Leave out the pictures and repeat everything else in the records exactly.
══ Data provided ══
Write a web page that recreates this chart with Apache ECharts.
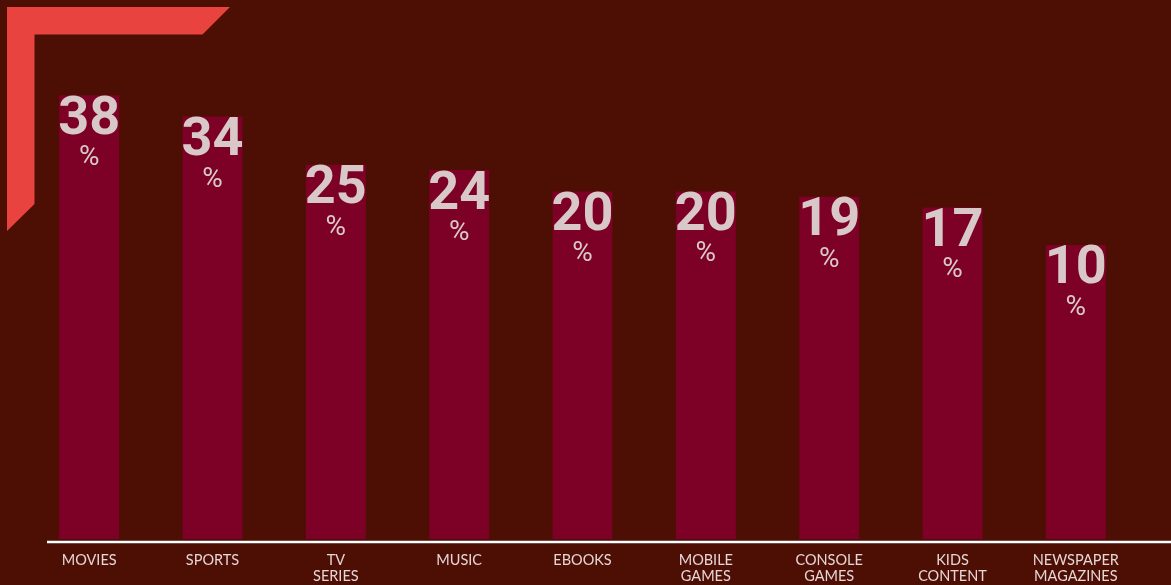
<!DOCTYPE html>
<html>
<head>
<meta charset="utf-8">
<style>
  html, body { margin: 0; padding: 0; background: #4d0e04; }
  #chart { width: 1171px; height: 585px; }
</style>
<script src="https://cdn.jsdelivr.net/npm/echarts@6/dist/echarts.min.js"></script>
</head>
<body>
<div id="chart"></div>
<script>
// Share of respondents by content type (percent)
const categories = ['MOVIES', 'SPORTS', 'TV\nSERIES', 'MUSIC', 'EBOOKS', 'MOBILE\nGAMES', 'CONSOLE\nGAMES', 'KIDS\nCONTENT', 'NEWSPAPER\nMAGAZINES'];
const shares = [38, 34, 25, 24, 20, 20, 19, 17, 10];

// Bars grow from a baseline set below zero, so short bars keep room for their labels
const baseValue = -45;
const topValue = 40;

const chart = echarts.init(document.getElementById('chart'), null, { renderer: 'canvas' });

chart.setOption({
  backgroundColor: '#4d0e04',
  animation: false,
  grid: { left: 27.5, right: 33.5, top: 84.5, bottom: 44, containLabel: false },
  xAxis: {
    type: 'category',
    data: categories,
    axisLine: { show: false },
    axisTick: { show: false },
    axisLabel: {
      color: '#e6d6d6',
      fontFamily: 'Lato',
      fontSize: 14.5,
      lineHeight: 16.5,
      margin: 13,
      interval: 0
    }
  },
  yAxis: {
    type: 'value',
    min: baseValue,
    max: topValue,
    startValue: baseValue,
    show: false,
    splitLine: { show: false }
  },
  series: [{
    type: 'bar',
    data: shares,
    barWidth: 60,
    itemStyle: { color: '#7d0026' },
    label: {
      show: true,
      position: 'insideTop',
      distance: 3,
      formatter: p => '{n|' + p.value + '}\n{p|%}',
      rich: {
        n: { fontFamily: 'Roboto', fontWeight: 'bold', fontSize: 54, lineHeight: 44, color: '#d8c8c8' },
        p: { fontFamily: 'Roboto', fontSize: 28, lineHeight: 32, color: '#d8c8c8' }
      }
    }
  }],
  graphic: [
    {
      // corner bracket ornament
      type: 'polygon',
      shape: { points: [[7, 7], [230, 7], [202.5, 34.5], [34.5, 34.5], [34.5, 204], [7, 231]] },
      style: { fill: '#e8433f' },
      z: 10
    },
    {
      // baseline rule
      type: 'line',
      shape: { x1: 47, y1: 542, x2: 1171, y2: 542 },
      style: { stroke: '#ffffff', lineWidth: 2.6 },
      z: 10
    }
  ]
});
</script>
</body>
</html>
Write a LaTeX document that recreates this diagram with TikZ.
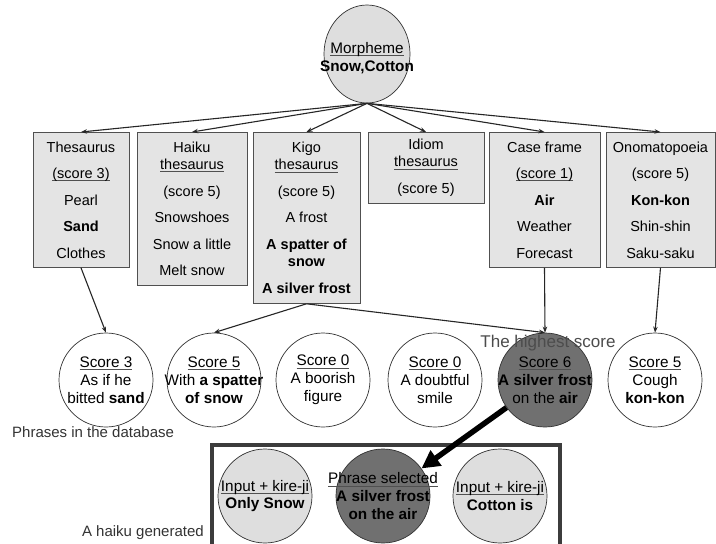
═══
• **Result for this task**
Write a web page that recreates this chart with Apache ECharts.
<!DOCTYPE html>
<html>
<head>
<meta charset="utf-8">
<style>
  html, body { margin: 0; padding: 0; background: #4d0e04; }
  #chart { width: 1171px; height: 585px; }
</style>
<script src="https://cdn.jsdelivr.net/npm/echarts@6/dist/echarts.min.js"></script>
</head>
<body>
<div id="chart"></div>
<script>
// Share of respondents by content type (percent)
const categories = ['MOVIES', 'SPORTS', 'TV\nSERIES', 'MUSIC', 'EBOOKS', 'MOBILE\nGAMES', 'CONSOLE\nGAMES', 'KIDS\nCONTENT', 'NEWSPAPER\nMAGAZINES'];
const shares = [38, 34, 25, 24, 20, 20, 19, 17, 10];

// Bars grow from a baseline set below zero, so short bars keep room for their labels
const baseValue = -45;
const topValue = 40;

const chart = echarts.init(document.getElementById('chart'), null, { renderer: 'canvas' });

chart.setOption({
  backgroundColor: '#4d0e04',
  animation: false,
  grid: { left: 27.5, right: 33.5, top: 84.5, bottom: 44, containLabel: false },
  xAxis: {
    type: 'category',
    data: categories,
    axisLine: { show: false },
    axisTick: { show: false },
    axisLabel: {
      color: '#e6d6d6',
      fontFamily: 'Lato',
      fontSize: 14.5,
      lineHeight: 16.5,
      margin: 13,
      interval: 0
    }
  },
  yAxis: {
    type: 'value',
    min: baseValue,
    max: topValue,
    startValue: baseValue,
    show: false,
    splitLine: { show: false }
  },
  series: [{
    type: 'bar',
    data: shares,
    barWidth: 60,
    itemStyle: { color: '#7d0026' },
    label: {
      show: true,
      position: 'insideTop',
      distance: 3,
      formatter: p => '{n|' + p.value + '}\n{p|%}',
      rich: {
        n: { fontFamily: 'Roboto', fontWeight: 'bold', fontSize: 54, lineHeight: 44, color: '#d8c8c8' },
        p: { fontFamily: 'Roboto', fontSize: 28, lineHeight: 32, color: '#d8c8c8' }
      }
    }
  }],
  graphic: [
    {
      // corner bracket ornament
      type: 'polygon',
      shape: { points: [[7, 7], [230, 7], [202.5, 34.5], [34.5, 34.5], [34.5, 204], [7, 231]] },
      style: { fill: '#e8433f' },
      z: 10
    },
    {
      // baseline rule
      type: 'line',
      shape: { x1: 47, y1: 542, x2: 1171, y2: 542 },
      style: { stroke: '#ffffff', lineWidth: 2.6 },
      z: 10
    }
  ]
});
</script>
</body>
</html>
Write a LaTeX document that recreates this diagram with TikZ.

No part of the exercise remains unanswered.